Organic light emitting diodes (OLEDs) could be used in LED home lighting. With their thin layer technology they can be applied to even very thin paper-like structures. All sorts of new architectural designs for lighting become possible.

One current problem in OLEDs for producing white light is that the elements that produce blue light have a shorter life, or deteriorate faster than other colors. The colour temperature of the composite white light changes over time.

Organic LEDs also deteriorate in sunlight. Osram has developed a number of OLEDs including a recent one with 13 Lumens output per unit but a quoted life of only 6000 hours.

Useful Suppliers

For more creative LED home lighting I have mentioned in the more general page on home lighting that there are some great architectural styles provided by a company in Australia and New Zealand.

For a New Zealand-based one manufacturing specifically for New Zealand standards, which have become tighter than Australian ones now, see the Superlux business.

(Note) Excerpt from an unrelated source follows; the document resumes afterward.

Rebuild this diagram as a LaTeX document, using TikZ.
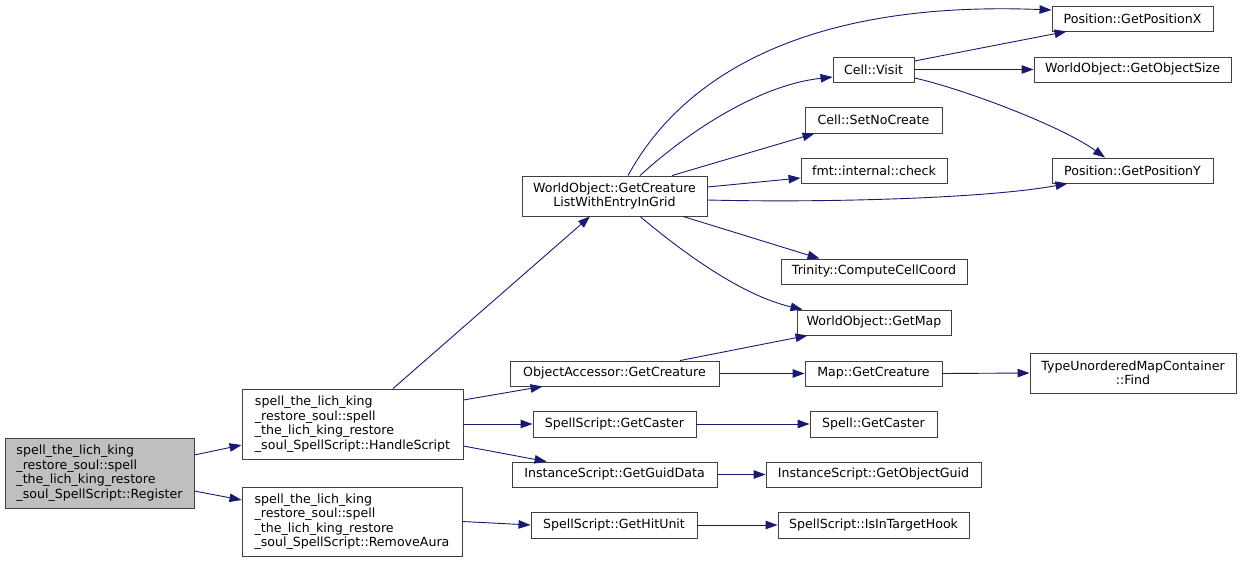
\documentclass[tikz,border=0pt]{standalone}
\usepackage{fontspec}
\setmainfont{DejaVu Sans}
\usetikzlibrary{arrows.meta}
\definecolor{edgec}{HTML}{191970}
\definecolor{regfill}{HTML}{BFBFBF}
\begin{document}
\begin{tikzpicture}[x=1pt,y=-1pt,
  fn/.style={draw=black!75, line width=0.9pt, inner sep=0pt, fill=white,
    font=\fontsize{12.6}{14.5}\selectfont, minimum height=25pt},
  multi/.style={fn, align=left},
  two/.style={fn, align=center, minimum height=40pt},
  call/.style={draw=edgec, line width=0.9pt, -{Triangle[length=12pt,width=8.5pt]}}]
\useasboundingbox (0,0) rectangle (1241,562);
% column 1
\node[multi, fill=regfill, minimum width=189pt, minimum height=70pt] (reg) at (99.5,473)
  {spell\_the\_lich\_king\\\_restore\_soul::spell\\\_the\_lich\_king\_restore\\\_soul\_SpellScript::Register};
% column 2
\node[multi, minimum width=221pt, minimum height=70pt] (hs) at (352.5,424)
  {spell\_the\_lich\_king\\\_restore\_soul::spell\\\_the\_lich\_king\_restore\\\_soul\_SpellScript::HandleScript};
\node[multi, minimum width=220pt, minimum height=69pt] (ra) at (352,521.5)
  {spell\_the\_lich\_king\\\_restore\_soul::spell\\\_the\_lich\_king\_restore\\\_soul\_SpellScript::RemoveAura};
% column 3
\node[two, minimum width=185pt] (gcl) at (614.5,196) {WorldObject::GetCreature\\ListWithEntryInGrid};
\node[fn, minimum width=209pt] (oa) at (614.5,373.5) {ObjectAccessor::GetCreature};
\node[fn, minimum width=163pt, minimum height=26pt] (ssgc) at (614.5,424) {SpellScript::GetCaster};
\node[fn, minimum width=205pt] (igd) at (614.5,474.5) {InstanceScript::GetGuidData};
\node[fn, minimum width=166pt, minimum height=26pt] (ghu) at (614,525) {SpellScript::GetHitUnit};
% column 4
\node[fn, minimum width=81pt] (cv) at (873.5,69.5) {Cell::Visit};
\node[fn, minimum width=137pt, minimum height=26pt] (snc) at (873.5,120) {Cell::SetNoCreate};
\node[fn, minimum width=146pt] (fmt) at (874,170.5) {fmt::internal::check};
\node[fn, minimum width=186pt] (ccc) at (874,271.5) {Trinity::ComputeCellCoord};
\node[fn, minimum width=154pt] (gm) at (874,322.5) {WorldObject::GetMap};
\node[fn, minimum width=137pt] (mgc) at (873.5,373.5) {Map::GetCreature};
\node[fn, minimum width=127pt, minimum height=26pt] (sgc) at (873.5,424) {Spell::GetCaster};
\node[fn, minimum width=215pt] (iog) at (873.5,474.5) {InstanceScript::GetObjectGuid};
\node[fn, minimum width=191pt, minimum height=26pt] (ith) at (873.5,525) {SpellScript::IsInTargetHook};
% column 5
\node[fn, minimum width=161pt] (px) at (1132.5,18.5) {Position::GetPositionX};
\node[fn, minimum width=197pt] (gos) at (1132.5,69.5) {WorldObject::GetObjectSize};
\node[fn, minimum width=161pt] (py) at (1132.5,170.5) {Position::GetPositionY};
\node[two, minimum width=206pt] (find) at (1133,373) {TypeUnorderedMapContainer\\::Find};
% edges
\draw[call] ([yshift=18pt]reg.east) -- ([yshift=-21pt]hs.west);
\draw[call] ([yshift=-18pt]reg.east) -- ([yshift=21.5pt]ra.west);
\draw[call] ([xshift=40.5pt]hs.north) -- ([xshift=-24.5pt]gcl.south);
\draw[call] ([yshift=24pt]hs.east) -- ([xshift=33pt]oa.south west);
\draw[call] (hs.east) -- (ssgc.west);
\draw[call] ([yshift=-22pt]hs.east) -- ([xshift=35pt]igd.north west);
\draw[call] (ra.east) -- (ghu.west);
\draw[call] ([xshift=13.5pt]gcl.north) .. controls (680,80) and (800,0) .. ([yshift=8.5pt]px.west);
\draw[call] ([xshift=25.5pt]gcl.north) .. controls (690,130) and (760,85) .. ([yshift=-7.5pt]cv.west);
\draw[call] ([xshift=57.5pt]gcl.north) -- ([xshift=10pt]snc.south west);
\draw[call] ([yshift=9pt]gcl.east) -- ([yshift=-7.5pt]fmt.west);
\draw[call] ([yshift=-4pt]gcl.east) .. controls (830,203) and (990,198) .. ([xshift=16pt]py.south west);
\draw[call] ([xshift=68.5pt]gcl.south) -- ([xshift=39pt]ccc.north west);
\draw[call] ([xshift=25.5pt]gcl.south) .. controls (680,250) and (740,295) .. ([xshift=6pt]gm.north west);
\draw[call] ([yshift=8.5pt]cv.east) -- ([xshift=15pt]px.south west);
\draw[call] (cv.east) -- (gos.west);
\draw[call] ([yshift=-8.5pt]cv.east) .. controls (960,88) and (1060,125) .. ([xshift=-27.5pt]py.north);
\draw[call] ([xshift=65.5pt]oa.north) -- ([xshift=11pt]gm.south west);
\draw[call] (oa.east) -- (mgc.west);
\draw[call] (mgc.east) -- (find.west);
\draw[call] (ssgc.east) -- (sgc.west);
\draw[call] (igd.east) -- (iog.west);
\draw[call] (ghu.east) -- (ith.west);
\end{tikzpicture}
\end{document}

They design and engineer their own lights. Their helpful staff can guide you through a wealth of styles at their showroom in Auckland.

There is a similar more architectural LED lighting company in the USA that is worth looking at.

One of the market leaders in LED home lighting development is Cree Inc. They have a number of products available directly to the market as well as base units for lighting creators to develop.

They have an associated site for stimulating discussion and promotion of the adoption of LED lighting.

The LED home lighting field is in rapid development and thankfully more and better products are rapidly coming on line. In the last few months complete units have been produced for local sale. As shown in the last two images, they are using white emitter units, often from CREE Inc, with much improved design styles.

One of the main lighting retailing groups within New Zealand has undertaken to be totally converted to LED home lighting by the end of 2013. With the long life of the emitters, home owners are more likely to be wanting to change to style of the units before the emitters ever need changing.